When you sell a rental property, part of the depreciation is subject to recapture. Normally real-estate is depreciated on what is called the Straight line method. However, there is also the MACRs straight line method which calculates depreciation a slightly higher percentage. So Stephanie was correct that you do have to recapture the depreciation amount this is more than straight line depreciation.
Depreciation recapture is the difference between your cost basis and your adjusted basis. Your adjusted basis is the cost basis less all depreciation allowed or allowable. Long-term capital gain is the difference between your selling price and your cost basis for assets owned for more than one year.
For example, if the property cost you $30,000 originally and you depreciated it down to zero (you shouldn't have depreciated the part allocable to land but let's assume you did) your adjusted basis is zero. If you sell the property for $100,000 net, $70,000 would be long-term capital gain and $30,000 would be recapture.
From the details you provided, you have a reportable loss. So if the depreciation was done on the straight line method, which I am going to presume it was...then you loss is the $49,000 plus any attorney costs, etc.. for the short sale. If you have to recapture any of the depreciation, you will still have a loss. You need to find out what method was used to depreciate the property. Since your accountant told you it was recapturable, it may be that he did use the straight line method...however, with that said, the MQACRS real estate method is not that much more aggressive. So I disagree with your accountant. Maybe some of it is, but not all, unless he did use the real estate code for depreciation.

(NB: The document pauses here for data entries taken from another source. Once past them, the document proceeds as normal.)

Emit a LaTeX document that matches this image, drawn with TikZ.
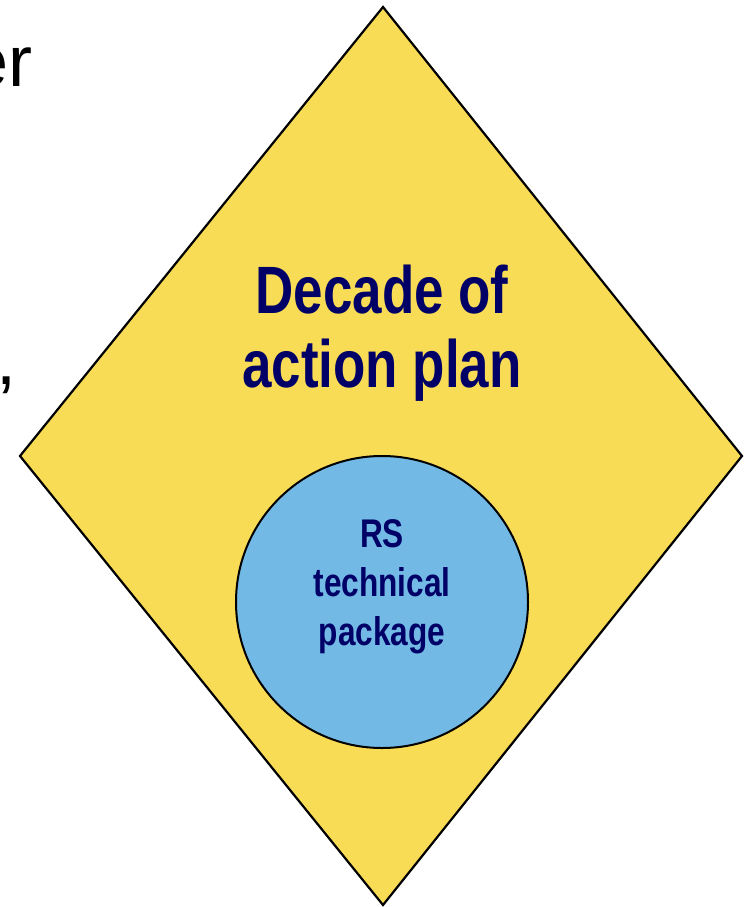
\documentclass[tikz,border=0pt]{standalone}
\usepackage{fontspec}
\setmainfont{Liberation Sans}
\newfontfamily\narrowbold[FakeStretch=0.79]{Liberation Sans Bold}

\definecolor{diamondyellow}{RGB}{249,220,85}
\definecolor{circleblue}{RGB}{114,185,230}
\definecolor{labelnavy}{RGB}{0,0,102}

\begin{document}
\begin{tikzpicture}[x=1pt, y=-1pt,
    outline/.style={draw=black, line width=2.2pt, line join=miter},
    biglabel/.style={text=labelnavy, align=center, font=\narrowbold\fontsize{67}{74}\selectfont},
    smalllabel/.style={text=labelnavy, align=center, font=\narrowbold\fontsize{40}{49}\selectfont}]

\useasboundingbox (0,0) rectangle (744,907);

% Text cut off at the left border
\node[anchor=base east, inner sep=0pt, font=\fontsize{72}{80}\selectfont] (cutword) at (33,86) {er};
\node[anchor=base east, inner sep=0pt, font=\fontsize{72}{80}\selectfont] (cutcomma) at (17,384) {,};

% Rombo amarelo
\coordinate (top) at (383,7);
\coordinate (right) at (742,456);
\coordinate (bottom) at (383,905);
\coordinate (left) at (20,456);
\filldraw[outline, fill=diamondyellow] (top) -- (right) -- (bottom) -- (left) -- cycle;

% base = baseline of the last line
\node[biglabel, anchor=base] (plan) at (382,387) {Decade of\\action plan};

% Círculo azul
\filldraw[outline, fill=circleblue, line width=2pt] (382,602) circle (146);
\node[smalllabel, anchor=base] (package) at (382,645) {RS\\technical\\package};

\end{tikzpicture}
\end{document}
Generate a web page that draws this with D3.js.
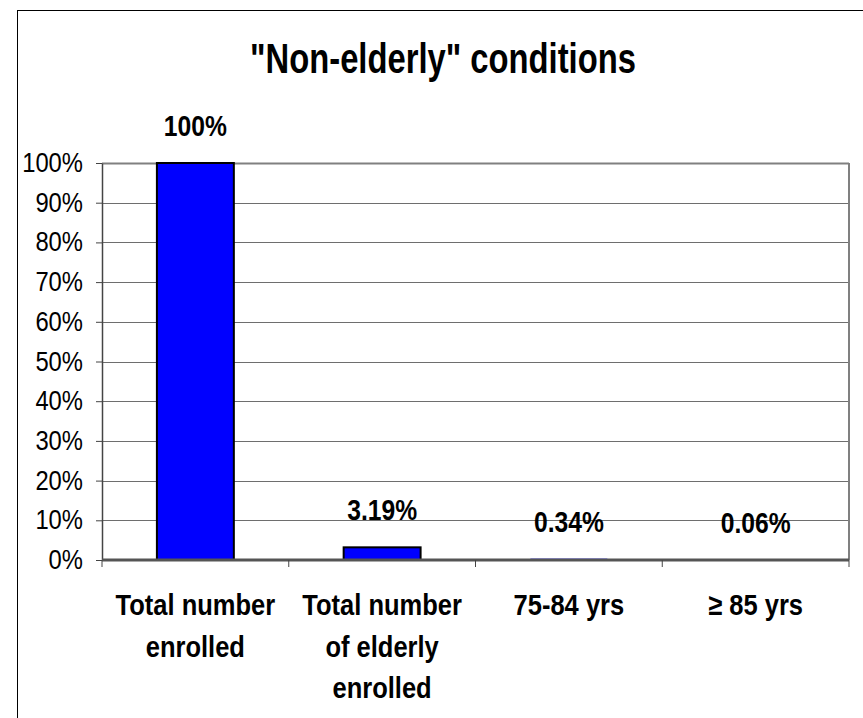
<!DOCTYPE html>
<html>
<head>
<meta charset="utf-8">
<script src="https://cdn.jsdelivr.net/npm/d3@7"></script>
<style>
  html, body { margin: 0; padding: 0; background: #fff; }
  svg { display: block; }
  text { font-family: "Liberation Sans", Arial, sans-serif; fill: #000; }
</style>
</head>
<body>
<script>
// ---- data ----
const title = '"Non-elderly" conditions';
const categories = [
  ["Total number", "enrolled"],
  ["Total number", "of elderly", "enrolled"],
  ["75-84 yrs"],
  ["\u2265 85 yrs"]
];
const values = [100, 3.19, 0.34, 0.06];
const valueLabels = ["100%", "3.19%", "0.34%", "0.06%"];
const yTicks = [0, 10, 20, 30, 40, 50, 60, 70, 80, 90, 100];
const yTickLabels = yTicks.map(d => d + "%");

// ---- layout ----
const W = 863, H = 718;
const plot = { left: 102, right: 849, top: 163, bottom: 560 };
const SX = 0.85;

const svg = d3.select("body").append("svg").attr("width", W).attr("height", H);

// outer frame
svg.append("rect")
  .attr("x", 17.5).attr("y", 10.5)
  .attr("width", 900).attr("height", 800)
  .attr("fill", "#fff").attr("stroke", "#000").attr("stroke-width", 1);

const x = d3.scaleBand()
  .domain(d3.range(categories.length))
  .range([plot.left, plot.right])
  .paddingInner(0.588)
  .paddingOuter(0.294);

const y = d3.scaleLinear().domain([0, 100]).range([plot.bottom, plot.top]);

// gridlines
svg.append("g")
  .selectAll("line")
  .data(yTicks.filter(d => d > 0))
  .join("line")
  .attr("x1", plot.left).attr("x2", plot.right)
  .attr("y1", d => Math.round(y(d)) + 0.5).attr("y2", d => Math.round(y(d)) + 0.5)
  .attr("stroke", d => d === 100 ? "#808080" : "#6e6e6e")
  .attr("stroke-width", d => d === 100 ? 2 : 1);

// right border of plot area
svg.append("line")
  .attr("x1", plot.right).attr("x2", plot.right)
  .attr("y1", plot.top).attr("y2", plot.bottom)
  .attr("stroke", "#808080").attr("stroke-width", 2);

// bars (very thin bars vanish under the axis line, as in the reference)
svg.append("g")
  .selectAll("rect")
  .data(values)
  .join("rect")
  .attr("x", (d, i) => x(i))
  .attr("width", x.bandwidth())
  .attr("y", d => y(d))
  .attr("height", d => Math.max(0, y(0) - y(d)))
  .attr("fill", "#0000ff")
  .attr("stroke", d => (y(0) - y(d)) < 3 ? "none" : "#000")
  .attr("stroke-width", 2);

// y axis
const yAxis = svg.append("g")
  .attr("transform", `translate(${plot.left},0)`)
  .call(d3.axisLeft(y).tickValues(yTicks).tickFormat((d, i) => yTickLabels[i]).tickSize(6).tickSizeOuter(0));
yAxis.select(".domain").attr("stroke", "#444").attr("stroke-width", 1.5);
yAxis.selectAll(".tick line").attr("stroke", "#444");
yAxis.selectAll(".tick text")
  .attr("x", null).attr("dy", null)
  .attr("transform", `translate(-19,8.5) scale(${SX},1)`)
  .attr("font-size", 28)
  .attr("font-family", '"Liberation Sans", Arial, sans-serif')
  .attr("text-anchor", "end")
  .attr("fill", "#000");

// x axis line + boundary ticks
const step = x.step();
const boundaries = d3.range(categories.length + 1).map(i => plot.left + i * step);
svg.append("line")
  .attr("x1", plot.left).attr("x2", plot.right)
  .attr("y1", plot.bottom).attr("y2", plot.bottom)
  .attr("stroke", "#555").attr("stroke-width", 3);
svg.append("g")
  .selectAll("line")
  .data(boundaries)
  .join("line")
  .attr("x1", d => d).attr("x2", d => d)
  .attr("y1", plot.bottom).attr("y2", plot.bottom + 7)
  .attr("stroke", "#444").attr("stroke-width", 1);

// value labels
svg.append("g")
  .selectAll("text")
  .data(values)
  .join("text")
  .attr("transform", (d, i) => `translate(${x(i) + x.bandwidth() / 2},${y(d) - 27}) scale(${SX},1)`)
  .attr("text-anchor", "middle")
  .attr("font-size", 29)
  .attr("font-weight", "bold")
  .text((d, i) => valueLabels[i]);

// category labels
const catG = svg.append("g")
  .selectAll("g")
  .data(categories)
  .join("g")
  .attr("transform", (d, i) => `translate(${x(i) + x.bandwidth() / 2},615)`);
catG.selectAll("text")
  .data(d => d)
  .join("text")
  .attr("transform", (d, j) => `translate(0,${j * 41.5}) scale(${SX},1)`)
  .attr("text-anchor", "middle")
  .attr("font-size", 30)
  .attr("font-weight", "bold")
  .text(d => d);

// title
svg.append("text")
  .attr("transform", `translate(443,73) scale(0.78,1)`)
  .attr("text-anchor", "middle")
  .attr("font-size", 42)
  .attr("font-weight", "bold")
  .text(title);
</script>
</body>
</html>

Can you find out what method of depreciation was used...and what date it was placed in service and the date you sold it on short sale.
As to the two owners on title, yet only one took the write off for the property. The owner who has taken no write off will report the 1099-S for $100,000 and show it as passed through to you, your social security number. I.E. - Mr. Smith- Schedule D- Sale of Ha Rental Property - proceeds $100,000...Cost $100,000..net zero. Now you need to show the entire $200,000 sales price on your return. Your partner may also attach a supplemental statement that states: Sale Of Hawaii Rental Property- 1099-S received for $100,000 was a nominee distribution to your name and social security number. Their accountant should know how to handle this.
So I wait your reply in how the property was depreciated so I may assist you in calculating you actual recapture and loss on the property.
Thank you for allowing me to assist you.